Saturday, August 13, 2011

Last Chance at the Lost and Found by Marcia Finical


Publisher:              Bywater Books


Last Chance at the Lost and Found is about growing up. It’s about thinking that you want something at one point in your life and discovering that you’re not really ready for it until later, after you’ve had a chance to learn some things. It’s also about the power of friends and struggling through life without giving up when things get tough.

The story follows twenty-five years in the life of Bunny LaRue. Bunny is beautiful and has a body toned on the beaches of California, so she is a natural to be a model in a racy catalog playing the “bad girl.” She spends her days posing and her nights working her way through the women in the lesbian bars. Bunny appears to be a golden girl who can do no wrong until things begin to go off course. She loses her job and the woman she loves desperately rejects Bunny because she doesn’t seem to have a proper purpose in her life. 

Life just gets tougher as Bunny drifts in her personal and professional experiences without any sense of direction and comes to realize she is an alcoholic. The one constant in her life is her friend Michael who is always there to help her pick up the pieces, but, as she begins to turn her life around, Michael discovers he is HIV positive. Bunny struggles with Michael’s illness, her addiction and finally finding a career she’s good at, but she can’t escape the feeling that her life is hollow.
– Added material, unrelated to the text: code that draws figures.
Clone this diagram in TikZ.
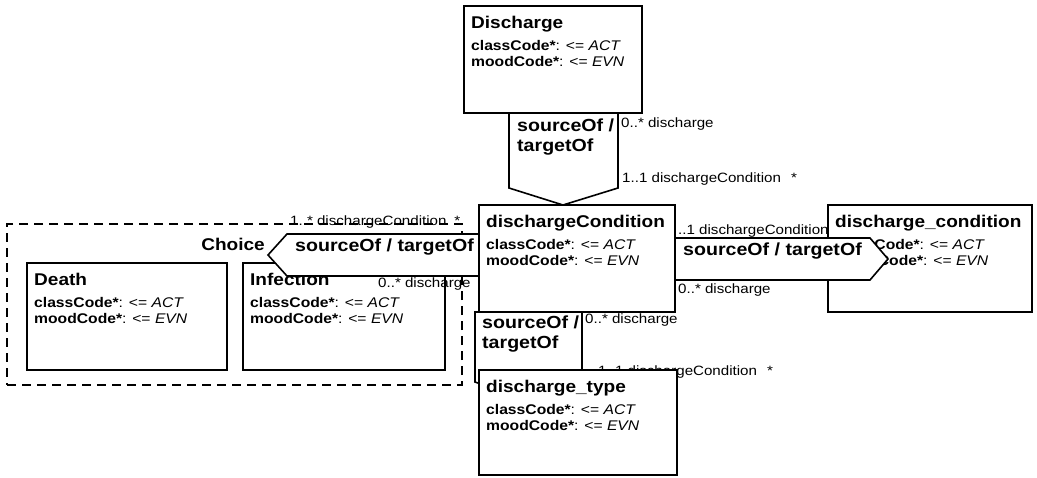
\documentclass[tikz,border=0pt]{standalone}
\usepackage{fontspec}
\setmainfont[FakeStretch=1.12]{Liberation Sans}
\newcommand\attrline[2]{\textbf{#1*}: <= \textit{#2}}
\tikzstyle{cls} = [draw,line width=1.6pt,fill=white,anchor=north west,inner sep=0,outer sep=0]
\tikzstyle{choicebox} = [draw,line width=1.3pt,dash pattern=on 9pt off 6pt,anchor=north west,inner sep=0,outer sep=0]
\tikzstyle{clsname} = [anchor=base west,inner sep=0,font=\fontsize{17}{17}\selectfont\bfseries]
\tikzstyle{attr} = [anchor=base west,inner sep=0,font=\fontsize{14}{14}\selectfont]
\tikzstyle{assoc} = [draw,line width=1.6pt,fill=white,line join=miter]
\tikzstyle{assocname} = [anchor=base west,inner sep=0,align=left,font=\fontsize{17.5}{20}\selectfont\bfseries]
\tikzstyle{role} = [anchor=base west,inner sep=0,font=\fontsize{13.5}{13.5}\selectfont]
\newcommand\umlclass[6]{%
	\node[cls,minimum width=#4,minimum height=#5] (#1) at (#2,#3) {};
	\node[clsname] (#1-name) at ([shift={(7,22)}]#1.north west) {#6};
	\node[attr] (#1-class) at ([shift={(7,44)}]#1.north west) {\attrline{classCode}{ACT}};
	\node[attr] (#1-mood) at ([shift={(7,60)}]#1.north west) {\attrline{moodCode}{EVN}};}

\begin{document}
\begin{tikzpicture}[x=1pt,y=-1pt]
\useasboundingbox (0,0) rectangle (1037,477);

% choice group
\node[choicebox,minimum width=455,minimum height=161] (choice) at (7,224) {};
\umlclass{death}{27}{263}{200}{107}{Death}
\umlclass{infection}{243}{263}{202}{107}{Infection}
\node[clsname,anchor=base east] (choice-name) at (265,250) {Choice};

% classes in the middle
\umlclass{disc}{464}{6}{178}{107}{Discharge}
\umlclass{cond}{479}{205}{196}{107}{dischargeCondition}

% associations
\draw[assoc] (509,0 |- disc.south) -- (509,188) -- (563,0 |- cond.north) -- (618,188) -- (618,0 |- disc.south) -- cycle;
\draw[assoc] (cond.west |- 0,234) -- (287,234) -- (268,255) -- (287,276) -- (cond.west |- 0,276) -- cycle;

\umlclass{dcond}{828}{205}{204}{107}{discharge\_condition}
\draw[assoc] (cond.east |- 0,238) -- (870,238) -- (888,259) -- (870,280) -- (cond.east |- 0,280) -- cycle;

\draw[assoc] (475,0 |- cond.south) -- (475,382) -- (528,400) -- (582,382) -- (582,0 |- cond.south) -- cycle;
\node[role] (type-src) at (585,323) {0..* discharge};
\node[role] (type-tgt) at (598,375) {1..1 dischargeCondition\hspace{10pt}*};
\umlclass{dtype}{479}{370}{198}{105}{discharge\_type}

% association names
\node[assocname,anchor=north west] (top-name) at (517,119) {sourceOf /\\targetOf};
\node[assocname] (left-name) at (295,251) {sourceOf / targetOf};
\node[assocname] (right-name) at (683,255) {sourceOf / targetOf};
\node[assocname,anchor=north west] (low-name) at (482,316) {sourceOf /\\targetOf};

% roles
\node[role] (top-src) at (621,127) {0..* discharge};
\node[role] (top-tgt) at (622,182) {1..1 dischargeCondition\hspace{10pt}*};
\node[role] (left-tgt) at (290,225) {1..* dischargeCondition\hspace{8pt}*};
\node[role] (left-src) at (378,287) {0..* discharge};
\node[role] (right-tgt) at (678,234) {..1 dischargeCondition};
\node[role] (right-src) at (678,293) {0..* discharge};

\end{tikzpicture}
\end{document}
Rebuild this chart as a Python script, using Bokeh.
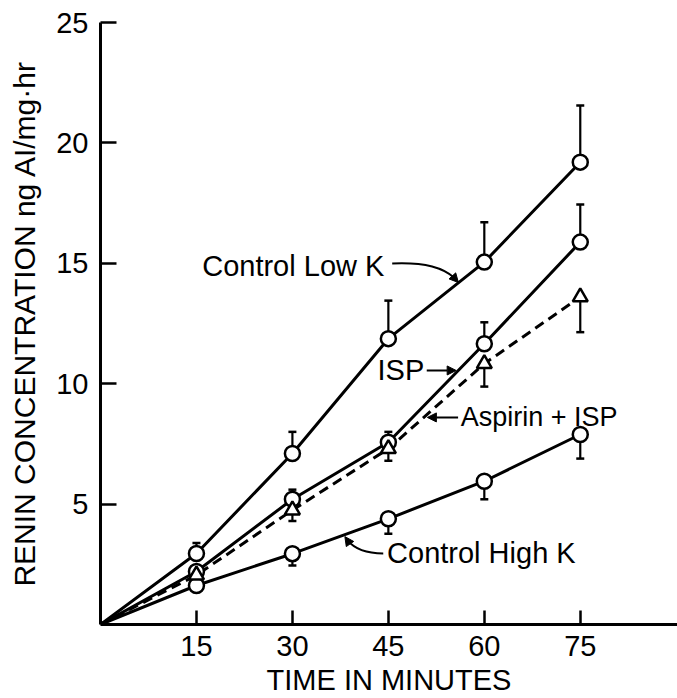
from bokeh.plotting import figure
from bokeh.models import Range1d, FixedTicker, Label, Arrow, NormalHead
from bokeh.embed import file_html
from bokeh.resources import INLINE

# ---- data ----
times = [0, 15, 30, 45, 60, 75]
low_k = [0, 2.95, 7.1, 11.87, 15.05, 19.2]
isp = [0, 2.2, 5.2, 7.57, 11.66, 15.88]
aspirin_isp = [0, 2.05, 4.75, 7.3, 10.83, 13.6]
high_k = [0, 1.62, 2.94, 4.39, 5.95, 7.89]

err_times = [15, 30, 45, 60, 75]
low_k_err_top = [3.38, 8.0, 13.45, 16.7, 21.55]
isp_err_top = [2.4, 5.6, 8.0, 12.55, 17.44]
aspirin_err_bottom = [1.8, 4.3, 6.8, 9.88, 12.14]
high_k_err_bottom = [1.4, 2.45, 3.77, 5.2, 6.89]

x_ticks = [15, 30, 45, 60, 75]
y_ticks = [5, 10, 15, 20, 25]

FONT = "Liberation Sans"

p = figure(frame_width=577, frame_height=602, output_backend="svg", toolbar_location=None,
           x_range=Range1d(0, 90.2), y_range=Range1d(0, 25),
           min_border_left=100, min_border_right=0, min_border_top=22, min_border_bottom=74)
p.outline_line_color = None
p.grid.visible = False
p.background_fill_color = "white"

for ax in (p.xaxis[0], p.yaxis[0]):
    ax.axis_line_width = 3
    ax.axis_line_color = "black"
    ax.major_tick_line_width = 2.5
    ax.major_tick_line_color = "black"
    ax.major_tick_out = 0
    ax.minor_tick_line_color = None
    ax.major_label_text_font = FONT
    ax.major_label_text_font_size = "29px"
    ax.major_label_text_color = "black"
    ax.axis_label_text_font = FONT
    ax.axis_label_text_font_style = "normal"
    ax.axis_label_text_color = "black"

p.xaxis.ticker = FixedTicker(ticks=x_ticks)
p.yaxis.ticker = FixedTicker(ticks=y_ticks)
p.xaxis.major_tick_in = 14
p.yaxis.major_tick_in = 16
p.xaxis.major_label_standoff = 11
p.yaxis.major_label_standoff = 12
p.xaxis.axis_label = "TIME IN MINUTES"
p.xaxis.axis_label_text_font_size = "29px"
p.xaxis.axis_label_standoff = 5
p.yaxis.axis_label = "RENIN CONCENTRATION ng AI/mg\u00b7hr"
p.yaxis.axis_label_text_font_size = "30px"
p.yaxis.axis_label_standoff = 12

LW = 3
# lines
p.line(times, low_k, line_width=LW, color="black")
p.line(times, isp, line_width=LW, color="black")
p.line(times, high_k, line_width=LW, color="black")
p.line(times, aspirin_isp, line_width=LW, color="black", line_dash="10 6")

# error bars
def errbars(ys, ends):
    p.segment(x0=err_times, y0=ys[1:], x1=err_times, y1=ends, line_width=2.2, color="black")
    p.scatter(err_times, ends, marker="dash", size=8, line_width=2.5, color="black")

errbars(low_k, low_k_err_top)
errbars(isp, isp_err_top)
errbars(aspirin_isp, aspirin_err_bottom)
errbars(high_k, high_k_err_bottom)

# markers
for ys in (low_k, isp, high_k):
    p.scatter(err_times, ys[1:], marker="circle", size=15, fill_color="white",
              line_color="black", line_width=2.5)
p.scatter(err_times, aspirin_isp[1:], marker="triangle", size=15, fill_color="white",
          line_color="black", line_width=2.5)

# annotations
def lab(x, y, text, size="29px"):
    p.add_layout(Label(x=x, y=y, text=text, text_font=FONT, text_font_size=size,
                       text_align="left", text_baseline="middle", text_color="black"))

lab(15.9, 14.9, "Control Low K")
lab(43.3, 10.55, "ISP")
lab(56.3, 8.6, "Aspirin + ISP", "27px")
lab(44.8, 2.95, "Control High K")

head = lambda: NormalHead(size=9, fill_color="black", line_color="black", line_width=1)

# Control Low K leader
p.bezier(x0=[45.6], y0=[14.99], x1=[55.3], y1=[14.4], cx0=[51.0], cy0=[15.05],
         cx1=[53.6], cy1=[14.8], line_width=2, color="black")
p.add_layout(Arrow(end=head(), x_start=55.1, y_start=14.45, x_end=55.95, y_end=14.2,
                   line_width=2, line_color="black"))
# ISP leader
p.add_layout(Arrow(end=head(), x_start=51.0, y_start=10.55, x_end=55.6, y_end=10.55,
                   line_width=2, line_color="black"))
# Aspirin + ISP leader
p.add_layout(Arrow(end=head(), x_start=55.9, y_start=8.6, x_end=51.1, y_end=8.6,
                   line_width=2, line_color="black"))
# Control High K leader
p.bezier(x0=[44.2], y0=[2.95], x1=[38.6], y1=[3.5], cx0=[41.2], cy0=[2.95],
         cx1=[39.5], cy1=[3.2], line_width=2, color="black")
p.add_layout(Arrow(end=head(), x_start=38.8, y_start=3.42, x_end=38.2, y_end=3.65,
                   line_width=2, line_color="black"))

open("out.html", "w").write(file_html(p, INLINE))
When she gets another chance at love, Bunny gets to call on her life lessons to see if she is finally ready to make a relationship work.

Last Chance at the Lost and Found was the first winner of the annual Bywater Prize for Fiction and it’s easy to see why. This is a sophisticated and complex story. When it opens, Bunny LaRue is not a very attractive person. She lives too hard, is too self-centered and puts her own needs ahead of everyone else. It’s no wonder the woman she loves leaves her because it’s tempting for the reader to leave also. 

An important aspect about this novel though is to watch as Bunny transforms herself. Things don’t always go smoothly, but there is a sense that Bunny is learning from what happens to her, even negative events. It’s interesting to see her improve herself and her life as she grows with maturity and experience. The process will be very familiar to many women since they probably went through it themselves. By the end of the book, the reader will be pulling for Bunny to achieve what she is searching for, a meaningful relationship that brings love into her life.

Bywater Books appears to be a company that tries to produce books that don’t fit in the more usual mold of lesbian fiction. While telling a good story, the plots are often more complicated and thought provoking. It takes more effort to read these books because attention needs to be focused on what is happening. Last Chance at the Lost and Found certainly fits into that category. It’s well worth the time the reader will spend with the book.